_STORED DATA_
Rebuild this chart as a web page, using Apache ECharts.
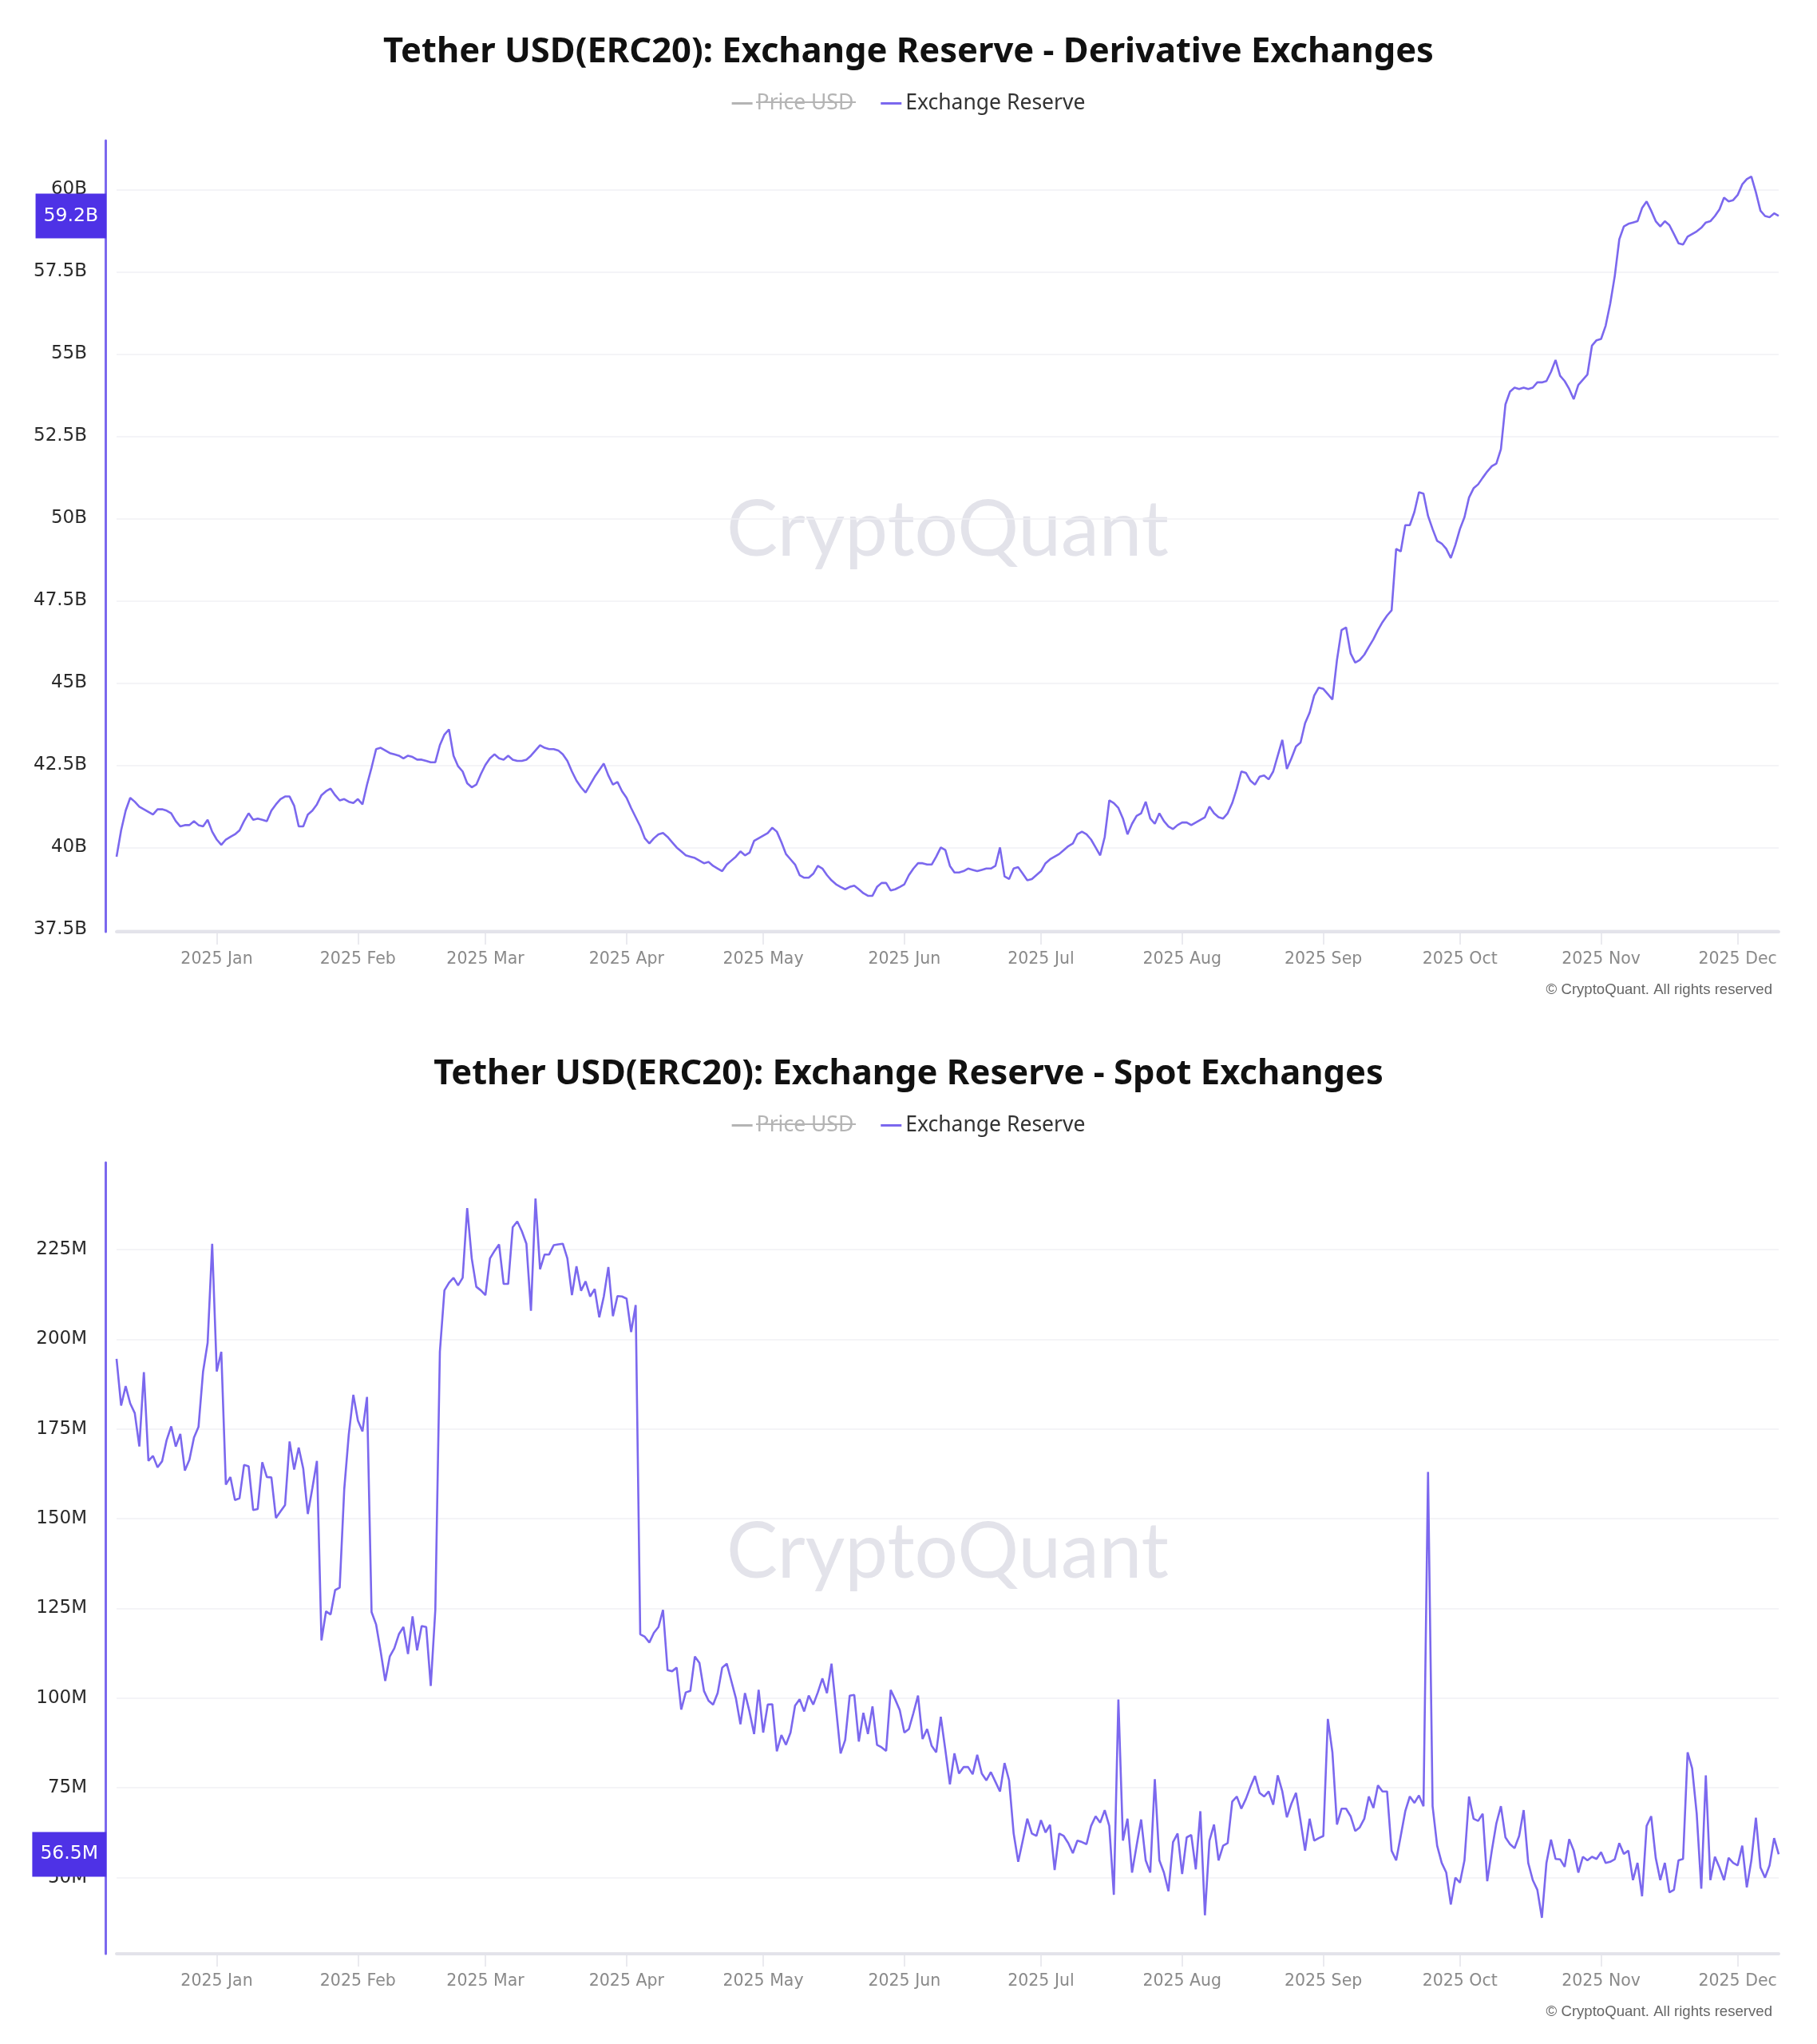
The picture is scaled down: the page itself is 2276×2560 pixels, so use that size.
<!DOCTYPE html>
<html>
<head>
<meta charset="utf-8">
<script src="https://cdn.jsdelivr.net/npm/echarts@6/dist/echarts.min.js"></script>
<style>
html, body { margin: 0; padding: 0; background: #ffffff; }
.panel { width: 2276px; height: 1280px; }
</style>
</head>
<body>
<div id="deriv" class="panel"></div>
<div id="spot" class="panel"></div>
<script>
// ---------------- DATA ----------------
const START_DATE = '2024-12-10';
const MONTH_NAMES = ['Jan','Feb','Mar','Apr','May','Jun','Jul','Aug','Sep','Oct','Nov','Dec'];

// Derivative exchanges reserve, billions USD (daily)
const DERIV_RESERVE_B = [
39.72,40.52,41.12,41.51,41.39,41.24,41.16,41.08,41.00,41.16,
41.16,41.12,41.04,40.80,40.64,40.68,40.68,40.80,40.68,40.64,
40.84,40.48,40.24,40.08,40.24,40.32,40.40,40.52,40.80,41.04,
40.84,40.88,40.84,40.80,41.12,41.31,41.47,41.55,41.55,41.27,
40.64,40.64,41.00,41.12,41.31,41.59,41.71,41.79,41.59,41.43,
41.47,41.39,41.35,41.47,41.31,41.91,42.43,42.99,43.03,42.95,
42.87,42.83,42.79,42.71,42.79,42.75,42.67,42.67,42.63,42.59,
42.59,43.11,43.43,43.59,42.79,42.47,42.31,41.95,41.83,41.91,
42.23,42.51,42.71,42.83,42.71,42.67,42.79,42.67,42.63,42.63,
42.67,42.79,42.95,43.11,43.03,42.99,42.99,42.95,42.83,42.63,
42.31,42.03,41.83,41.67,41.91,42.15,42.35,42.55,42.19,41.91,
41.99,41.71,41.51,41.20,40.92,40.64,40.28,40.12,40.28,40.40,
40.44,40.32,40.16,40.00,39.88,39.76,39.72,39.68,39.60,39.52,
39.56,39.44,39.36,39.28,39.48,39.60,39.72,39.88,39.76,39.84,
40.20,40.28,40.36,40.44,40.60,40.48,40.16,39.80,39.64,39.48,
39.16,39.08,39.08,39.20,39.44,39.36,39.16,39.00,38.88,38.80,
38.73,38.80,38.84,38.73,38.61,38.53,38.53,38.80,38.92,38.92,
38.69,38.73,38.80,38.88,39.16,39.36,39.52,39.52,39.48,39.48,
39.72,40.00,39.92,39.44,39.24,39.24,39.28,39.36,39.32,39.28,
39.32,39.36,39.36,39.44,40.00,39.12,39.04,39.36,39.40,39.20,
39.00,39.04,39.16,39.28,39.52,39.64,39.72,39.80,39.92,40.04,
40.12,40.40,40.48,40.40,40.24,40.00,39.76,40.32,41.43,41.35,
41.20,40.88,40.40,40.72,40.96,41.04,41.39,40.88,40.72,41.04,
40.80,40.64,40.56,40.68,40.76,40.76,40.68,40.76,40.84,40.92,
41.24,41.04,40.92,40.88,41.04,41.35,41.79,42.31,42.27,42.03,
41.91,42.15,42.19,42.07,42.31,42.79,43.27,42.39,42.71,43.07,
43.19,43.78,44.10,44.62,44.86,44.82,44.66,44.50,45.70,46.61,
46.69,45.90,45.62,45.70,45.86,46.10,46.33,46.61,46.85,47.05,
47.21,49.08,49.00,49.80,49.80,50.20,50.80,50.76,50.08,49.68,
49.32,49.24,49.08,48.80,49.20,49.68,50.04,50.64,50.92,51.04,
51.24,51.43,51.59,51.67,52.11,53.47,53.86,53.98,53.94,53.98,
53.94,53.98,54.14,54.14,54.18,54.46,54.82,54.34,54.18,53.94,
53.63,54.06,54.22,54.38,55.26,55.42,55.46,55.86,56.53,57.37,
58.49,58.88,58.96,59.00,59.04,59.44,59.64,59.36,59.04,58.88,
59.04,58.92,58.65,58.37,58.33,58.57,58.65,58.73,58.84,59.00,
59.04,59.20,59.40,59.76,59.64,59.68,59.84,60.16,60.32,60.40,
59.92,59.36,59.20,59.16,59.28,59.20
];

// Spot exchanges reserve, millions USD (daily)
const SPOT_RESERVE_M = [
194.5,181.5,186.9,182.1,179.4,170.1,190.8,166.1,167.5,164.3,
166.0,171.9,175.7,170.1,173.6,163.4,166.4,172.6,175.6,191.0,
199.0,226.6,191.0,196.5,159.5,161.6,155.2,155.7,165.0,164.6,
152.4,152.7,165.7,161.6,161.5,150.2,152.0,153.8,171.5,163.7,
169.8,163.9,151.3,158.5,166.1,116.1,124.2,123.3,130.1,130.8,
158.2,173.5,184.5,177.3,174.3,183.9,124.0,120.5,113.0,104.8,
111.6,113.9,117.8,119.8,112.3,122.8,113.3,120.1,119.8,103.4,
124.6,196.5,213.6,215.7,217.1,
215.0,217.1,236.5,222.5,214.6,213.6,212.3,222.5,224.6,226.4,
215.4,215.4,231.2,232.8,230.1,226.6,207.9,239.2,219.5,223.6,
223.6,226.2,226.4,226.6,222.5,212.3,220.3,213.5,216.1,211.9,
214.0,206.1,211.9,220.1,206.4,212.0,211.9,211.3,202.0,209.5,
117.8,117.1,115.5,118.2,119.8,124.6,107.8,107.5,108.5,96.8,
101.6,102.0,111.6,109.8,102.0,99.3,98.2,101.4,108.5,109.6,
104.8,100.0,92.7,101.4,96.2,90.0,102.3,90.4,98.2,98.3,
85.2,89.7,87.0,90.4,
97.9,99.7,96.3,100.7,98.2,101.6,105.5,101.4,109.6,97.2,
84.6,88.3,100.7,100.9,87.9,95.9,90.0,97.7,87.0,86.3,
85.3,102.3,99.6,96.6,90.4,91.4,95.9,100.7,88.6,91.4,
86.7,84.9,94.8,85.6,76.0,84.6,79.0,80.8,80.8,78.8,
84.2,79.0,77.1,79.4,76.7,74.0,81.9,77.1,62.3,54.4,
60.3,66.4,62.3,61.6,66.0,62.6,64.7,52.1,62.3,61.6,
59.6,56.8,60.3,59.9,59.3,64.4,67.1,65.3,68.8,64.4,
45.2,99.6,60.3,
66.4,51.4,58.9,66.2,54.8,51.4,77.4,54.8,51.4,46.2,
59.9,62.3,51.0,61.2,61.9,52.3,68.5,39.5,60.3,64.8,
54.8,58.9,59.6,71.2,72.6,69.2,71.9,75.3,78.3,73.6,
72.6,74.0,70.3,78.5,74.0,66.8,70.6,73.6,65.8,57.5,
66.4,60.3,61.0,61.6,94.2,84.9,64.8,69.2,69.2,67.1,
63.0,64.0,66.4,72.6,69.4,75.7,74.0,74.0,57.5,54.8,
61.6,68.5,72.6,70.8,72.9,69.9,163.0,69.9,58.9,54.1,
51.4,42.5,50.0,48.6,
54.8,72.6,66.4,65.8,67.8,49.0,57.5,65.1,69.9,61.2,
59.3,58.2,61.6,68.8,54.1,49.3,46.6,38.8,54.1,60.6,
55.2,55.1,53.0,60.7,57.5,51.4,55.8,54.8,55.8,55.2,
57.1,54.1,54.4,55.1,59.6,56.6,57.5,49.3,54.1,44.8,
64.4,67.1,55.5,49.3,54.1,45.9,46.6,54.8,55.2,84.9,
80.4,67.8,46.9,78.5,49.3,55.8,52.8,49.3,55.5,54.1,
53.4,58.9,47.3,54.8,66.7,52.8,50.0,53.4,61.0,56.5
];

// Y tick labels
const DERIV_TICKS_B = [37.5, 40, 42.5, 45, 47.5, 50, 52.5, 55, 57.5, 60];
const SPOT_TICKS_M = [50, 75, 100, 125, 150, 175, 200, 225];

const LEGEND_ITEMS = ['Price USD', 'Exchange Reserve'];
const TITLES = [
  'Tether USD(ERC20): Exchange Reserve - Derivative Exchanges',
  'Tether USD(ERC20): Exchange Reserve - Spot Exchanges'
];

// ---------------- BUILD ----------------
function buildDates(start, n) {
  const out = [];
  const d0 = new Date(start + 'T00:00:00Z');
  for (let i = 0; i < n; i++) {
    const d = new Date(d0.getTime() + i * 86400000);
    out.push(d.toISOString().slice(0, 10));
  }
  return out;
}

const LINE_COLOR = '#7b68ee';
const BADGE_COLOR = '#4e32e6';

function makeOption(title, data, ticks, unit) {
  const dates = buildDates(START_DATE, data.length);
  const isMonthStart = (i) => dates[i] && dates[i].slice(8) === '01';
  const fmt = (v) => (Math.round(v * 10) / 10) + unit;
  const last = data[data.length - 1];
  return {
    animation: false,
    backgroundColor: '#ffffff',
    title: {
      text: title,
      left: 'center',
      top: 39,
      textStyle: { fontFamily: 'Noto Sans', fontWeight: 'bold', fontSize: 43.5, color: '#111111' }
    },
    legend: {
      data: LEGEND_ITEMS,
      top: 111,
      left: 'center',
      icon: 'rect',
      itemWidth: 26,
      itemHeight: 3,
      itemGap: 34,
      selected: { 'Price USD': false },
      inactiveColor: '#b4b4b4',
      textStyle: { fontFamily: 'Noto Sans', fontSize: 26.5, color: '#333333' }
    },
    grid: { left: 146, right: 48, top: 176, bottom: 113, containLabel: false },
    xAxis: {
      type: 'category',
      data: dates,
      boundaryGap: false,
      axisLine: { show: true, lineStyle: { color: '#e3e3ea', width: 4 } },
      axisTick: {
        show: true, interval: (i) => isMonthStart(i), length: 16,
        lineStyle: { color: '#e3e3ea', width: 1.5 }
      },
      axisLabel: {
        interval: (i) => isMonthStart(i),
        formatter: (v) => v.slice(0, 4) + ' ' + MONTH_NAMES[parseInt(v.slice(5, 7), 10) - 1],
        color: '#8a8a8a', fontFamily: 'DejaVu Sans', fontSize: 20.5, margin: 24
      },
      splitLine: { show: false }
    },
    yAxis: {
      type: 'value',
      position: 'left',
      offset: 14,
      min: (e) => e.min - 0.05 * (e.max - e.min),
      max: (e) => e.max + 0.05 * (e.max - e.min),
      axisLine: { show: true, lineStyle: { color: LINE_COLOR, width: 3 } },
      axisTick: { show: false, customValues: ticks },
      axisLabel: {
        customValues: ticks,
        formatter: fmt,
        color: '#2a2a2a', fontFamily: 'DejaVu Sans', fontSize: 23, margin: 23
      },
      splitLine: { show: true, lineStyle: { color: '#f1f1f4', width: 1.5 } }
    },
    graphic: [
      {
        type: 'text', silent: true, z: 0,
        x: 146 + (2276 - 146 - 48) / 2, y: 176 + (1280 - 176 - 113) / 2 - 6,
        style: {
          text: 'CryptoQuant', fontFamily: 'Lato', fontSize: 96, fill: '#e3e3ea',
          textAlign: 'center', textVerticalAlign: 'middle'
        }
      },
      {
        type: 'text', silent: true,
        right: 56, top: 1230,
        style: {
          text: '\u00A9 CryptoQuant. All rights reserved', fontFamily: 'Liberation Sans',
          fontSize: 18.6, fill: '#666666'
        }
      },
      {
        type: 'line', silent: true, z: 100,
        shape: { x1: 947, y1: 128, x2: 1072, y2: 128 },
        style: { stroke: '#b4b4b4', lineWidth: 2 }
      }
    ],
    series: [
      {
        name: 'Price USD', type: 'line', data: [], showSymbol: false,
        itemStyle: { color: '#a0a0a0' }, lineStyle: { color: '#a0a0a0' }
      },
      {
        name: 'Exchange Reserve', type: 'line', data: data,
        showSymbol: false, symbol: 'none', clip: false,
        itemStyle: { color: LINE_COLOR },
        lineStyle: { color: LINE_COLOR, width: 2.6 },
        markLine: {
          silent: true, symbol: ['none', 'none'], z: 10,
          lineStyle: { color: 'rgba(0,0,0,0)', width: 1, type: 'solid' },
          emphasis: { disabled: true },
          label: {
            show: true, position: 'start', distance: 13,
            formatter: (p) => fmt(p.value),
            color: '#ffffff', backgroundColor: BADGE_COLOR,
            padding: [17, 10, 15, 10],
            fontFamily: 'DejaVu Sans', fontSize: 23.5
          },
          data: [{ yAxis: last }]
        }
      }
    ]
  };
}

const c1 = echarts.init(document.getElementById('deriv'), null, { renderer: 'canvas' });
c1.setOption(makeOption(TITLES[0], DERIV_RESERVE_B, DERIV_TICKS_B, 'B'));
const c2 = echarts.init(document.getElementById('spot'), null, { renderer: 'canvas' });
c2.setOption(makeOption(TITLES[1], SPOT_RESERVE_M, SPOT_TICKS_M, 'M'));
</script>
</body>
</html>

_EXERCISE GOAL_
Say how many lines of the data include the string "page". Nothing other than the number should be given.

_EXPECTED OUTPUT_
2